Books, Music

Music In Wonderland: The White Rabbit’s Proof (Final Part 4)

[Alice asks the White Rabbit her final question about the relationship between stories and classical music.  If you missed Part 3, you can find it here.]

 

I just have one more question, Rabbit Dear.

What is it?

I understand that a tapestry can become a table, and a table a tapestry, but why should I bother with them when you are so much smarter than I and so know the tapestry’s benefits as a tablecloth much more than I? (It is true that the White Rabbit was never averse to a bit of flattery, but here I simply said what I thought.)

Why my dear, even if I am a bit better at the table-tablecloth conundrum (he did look a bit smug, though perhaps that was simply a result of using the word “conundrum”), seeing the tablecloth on top of the table is a valuable skill!

Why? 

Because tables are notoriously persnickety! One never knows where they’ve been and where they’re going.[1]

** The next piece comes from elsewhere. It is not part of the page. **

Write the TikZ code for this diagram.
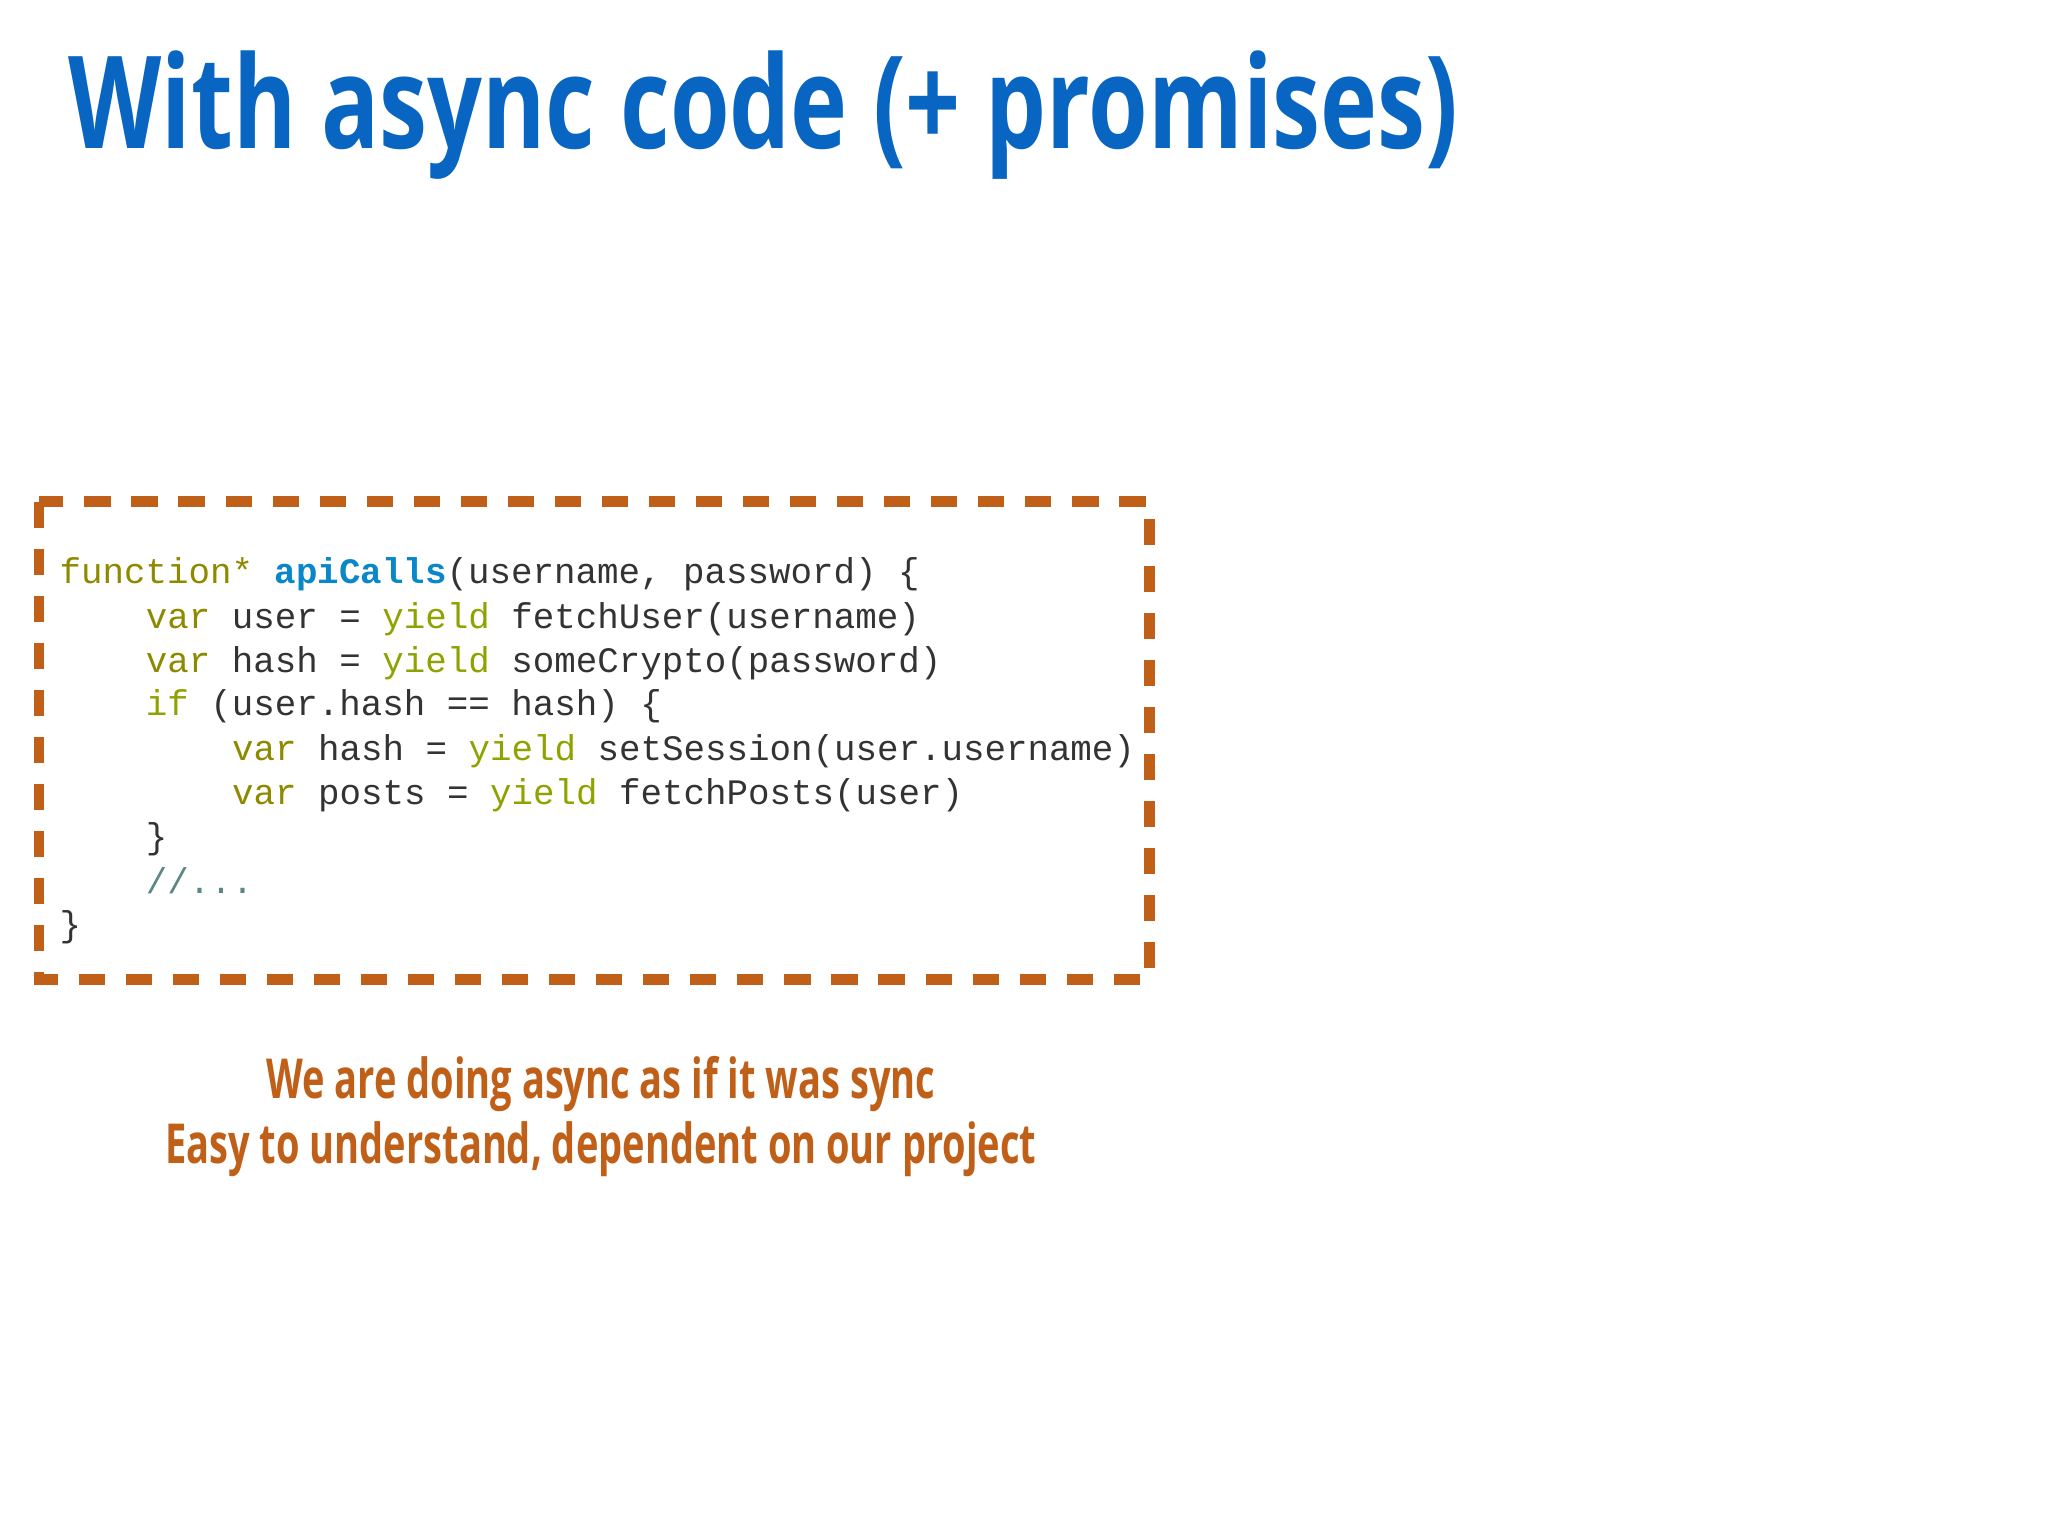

(I had always suspected this very thing of tables, and now here was the White Rabbit who felt the same way!) Oh absolutely!

While tablecloths are solid, reasonable creatures. You can more easily keep track of their whereabouts.

That is true…

Then if you can’t remember where your table has been, but you can remember where your tablecloth has been, and if your tablecloth is on top of your table, then you know where your table has been!

Bravo! (I was quite awake now!)

After all, if you don’t know if the cow has jumped over the moon or not, how can you possibly know whether the dog will laugh now, later, or has already laughed?

I prefer to think that the dog will laugh later on…

Well, that is something you and the music must agree on…wait, where are you going?

(From afar) …To visit Music…I want to find out when the dog laughs!

 

[1] Here, the White Rabbit equates tables with abstract thought and tablecloths with concrete thought.